- Qanat-e Baqer Beyk Location within Iran
- Coordinates: 38°54′42″N 45°00′48″E﻿ / ﻿38.91167°N 45.01333°E
- Country: Iran
- Province: West Azerbaijan
- County: Chaypareh
- District: Central
- Rural District: Qarah Zia ol Din

Population (2016)
- • Total: 532
- Time zone: UTC+3:30 (IRST)

= Qanat-e Baqer Beyk =

Village in West Azerbaijan province, Iran

Qanat-e Baqer Beyk (قنات باقربيك) (Note: Also romanized as Qanāt-e Bāqer Beyk; also known as Bāqerīn Kandī (باقرين كندي)) is a village in Qarah Zia ol Din Rural District of the Central District in Chaypareh County, West Azerbaijan province, Iran.

==Demographics==
===Population===
At the time of the 2006 National Census, the village's population was 442 in 104 households, when it was in the former Chaypareh District of Khoy County.

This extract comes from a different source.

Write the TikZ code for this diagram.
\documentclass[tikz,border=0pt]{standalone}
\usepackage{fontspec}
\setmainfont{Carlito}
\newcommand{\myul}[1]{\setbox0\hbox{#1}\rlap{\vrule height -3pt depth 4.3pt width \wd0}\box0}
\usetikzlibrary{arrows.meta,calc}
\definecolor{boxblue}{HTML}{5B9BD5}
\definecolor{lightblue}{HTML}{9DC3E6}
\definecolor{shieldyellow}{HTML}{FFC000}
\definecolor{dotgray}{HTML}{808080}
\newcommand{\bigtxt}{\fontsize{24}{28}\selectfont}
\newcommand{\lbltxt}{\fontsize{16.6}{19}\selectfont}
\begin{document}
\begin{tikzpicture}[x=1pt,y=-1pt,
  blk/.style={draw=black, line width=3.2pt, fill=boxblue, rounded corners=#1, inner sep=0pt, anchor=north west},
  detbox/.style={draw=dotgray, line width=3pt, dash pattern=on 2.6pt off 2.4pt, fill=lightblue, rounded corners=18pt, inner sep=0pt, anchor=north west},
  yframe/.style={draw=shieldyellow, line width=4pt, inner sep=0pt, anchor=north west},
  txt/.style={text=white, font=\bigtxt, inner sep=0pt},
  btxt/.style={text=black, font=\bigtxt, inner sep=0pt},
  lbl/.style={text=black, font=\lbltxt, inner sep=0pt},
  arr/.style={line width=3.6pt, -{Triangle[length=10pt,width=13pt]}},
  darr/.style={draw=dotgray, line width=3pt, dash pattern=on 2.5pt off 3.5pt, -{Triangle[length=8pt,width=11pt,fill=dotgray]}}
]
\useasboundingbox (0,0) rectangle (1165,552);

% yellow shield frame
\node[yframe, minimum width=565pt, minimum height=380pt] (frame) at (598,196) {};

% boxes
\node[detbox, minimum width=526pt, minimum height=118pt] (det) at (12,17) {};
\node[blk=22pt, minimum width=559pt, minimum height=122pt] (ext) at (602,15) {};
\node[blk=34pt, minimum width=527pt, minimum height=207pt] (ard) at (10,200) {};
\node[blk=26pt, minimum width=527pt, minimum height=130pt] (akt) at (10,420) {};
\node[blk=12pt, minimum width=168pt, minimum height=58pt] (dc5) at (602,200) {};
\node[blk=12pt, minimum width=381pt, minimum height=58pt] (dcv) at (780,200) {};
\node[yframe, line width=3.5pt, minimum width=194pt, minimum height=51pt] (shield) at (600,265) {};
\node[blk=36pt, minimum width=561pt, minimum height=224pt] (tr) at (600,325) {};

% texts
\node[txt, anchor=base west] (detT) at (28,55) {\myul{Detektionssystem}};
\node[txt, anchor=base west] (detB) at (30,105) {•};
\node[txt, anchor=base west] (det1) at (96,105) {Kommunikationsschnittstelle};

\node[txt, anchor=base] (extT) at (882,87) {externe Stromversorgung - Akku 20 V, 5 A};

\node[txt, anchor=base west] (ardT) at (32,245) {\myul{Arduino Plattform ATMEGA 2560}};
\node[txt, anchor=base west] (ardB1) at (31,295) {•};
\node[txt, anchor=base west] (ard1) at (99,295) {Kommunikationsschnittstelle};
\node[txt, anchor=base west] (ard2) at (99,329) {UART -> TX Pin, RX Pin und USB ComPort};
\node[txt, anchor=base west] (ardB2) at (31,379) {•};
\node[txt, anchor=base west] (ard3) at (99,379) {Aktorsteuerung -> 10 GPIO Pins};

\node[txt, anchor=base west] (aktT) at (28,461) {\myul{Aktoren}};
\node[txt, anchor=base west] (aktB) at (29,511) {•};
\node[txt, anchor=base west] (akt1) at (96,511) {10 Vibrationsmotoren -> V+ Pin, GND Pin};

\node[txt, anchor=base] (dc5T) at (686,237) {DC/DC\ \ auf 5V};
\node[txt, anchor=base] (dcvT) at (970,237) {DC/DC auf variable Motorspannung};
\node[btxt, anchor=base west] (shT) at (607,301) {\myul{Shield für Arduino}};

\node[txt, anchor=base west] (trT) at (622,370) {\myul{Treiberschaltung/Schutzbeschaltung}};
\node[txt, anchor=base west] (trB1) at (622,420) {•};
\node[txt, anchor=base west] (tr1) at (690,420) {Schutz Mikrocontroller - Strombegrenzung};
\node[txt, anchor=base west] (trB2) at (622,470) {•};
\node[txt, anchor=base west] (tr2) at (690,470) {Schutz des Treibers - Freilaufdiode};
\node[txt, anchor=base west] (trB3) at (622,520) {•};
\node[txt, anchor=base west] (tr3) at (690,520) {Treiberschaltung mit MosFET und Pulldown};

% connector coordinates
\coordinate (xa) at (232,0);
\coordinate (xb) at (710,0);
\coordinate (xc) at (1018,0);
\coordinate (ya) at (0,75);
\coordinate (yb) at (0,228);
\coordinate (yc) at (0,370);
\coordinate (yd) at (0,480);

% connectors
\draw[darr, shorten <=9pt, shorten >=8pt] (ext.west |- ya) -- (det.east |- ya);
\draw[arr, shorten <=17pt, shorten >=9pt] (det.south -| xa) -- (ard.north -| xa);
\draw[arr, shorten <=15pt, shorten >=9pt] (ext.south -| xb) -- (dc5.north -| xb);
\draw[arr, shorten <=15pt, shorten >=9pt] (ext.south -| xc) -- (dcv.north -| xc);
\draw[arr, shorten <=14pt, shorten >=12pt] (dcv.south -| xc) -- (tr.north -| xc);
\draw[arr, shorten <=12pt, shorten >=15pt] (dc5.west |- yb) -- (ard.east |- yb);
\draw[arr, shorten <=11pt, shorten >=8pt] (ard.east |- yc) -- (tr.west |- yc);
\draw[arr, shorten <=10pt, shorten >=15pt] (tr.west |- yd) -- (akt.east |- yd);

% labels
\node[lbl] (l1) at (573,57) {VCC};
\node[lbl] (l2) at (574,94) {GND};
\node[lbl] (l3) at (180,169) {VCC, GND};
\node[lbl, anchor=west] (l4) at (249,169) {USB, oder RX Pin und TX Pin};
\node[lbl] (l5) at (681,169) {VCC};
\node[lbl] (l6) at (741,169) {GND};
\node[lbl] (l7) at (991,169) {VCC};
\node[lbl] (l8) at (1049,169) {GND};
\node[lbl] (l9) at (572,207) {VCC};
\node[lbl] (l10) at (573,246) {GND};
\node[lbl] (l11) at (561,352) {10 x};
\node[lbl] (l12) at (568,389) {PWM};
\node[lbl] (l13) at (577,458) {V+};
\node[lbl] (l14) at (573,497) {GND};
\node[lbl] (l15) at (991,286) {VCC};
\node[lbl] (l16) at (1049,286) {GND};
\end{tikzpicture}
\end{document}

The following census in 2011 counted 484 people in 127 households, by which time the district had been separated from the county in the establishment of Chaypareh County. The rural district was transferred to the new Central District. The 2016 census measured the population of the village as 532 people in 141 households.